Now we can define yet another version of `f`, this time using our custom C function.

In [None]:
def f_custom_C(x, t, net):
    u = net(x,t)
    u_x = torch.autograd.grad(u.sum(), x, create_graph=True)[0]
    u_t = torch.autograd.grad(u.sum(), t, create_graph=True)[0]
    return customcfunc(u_x, u_t, u)

Putting it all together, let's train again (this time with out custom C function), and plot the results.

In [None]:
net_custom_C = train_net(f=f_custom)
plotnet(net_custom_C)

# Conclusion

We have trained three equivalent PINN's that were implemented in slightly different ways:

1.   A PINN using only built-in PyTorch functions,
2.   another one using a custom residual function with manually defined backwards pass, and
3.   a final one that used a residual function written in C and differentiated with Tapenade.

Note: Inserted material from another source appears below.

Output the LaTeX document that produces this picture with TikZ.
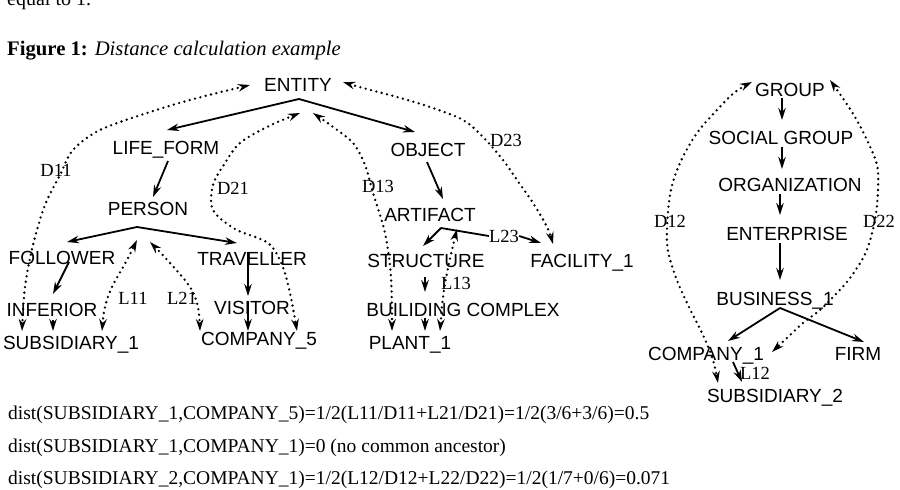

# Some ideas to try yourself:


*   Play with the custom backwards pass and see if `gradcheck` catches any mistakes reliably.
*   Try a non-linear PDE, and see how this requires storing and loading intermediate results.
*   Implement that non-linear PDE in C and try out Tapenade with it.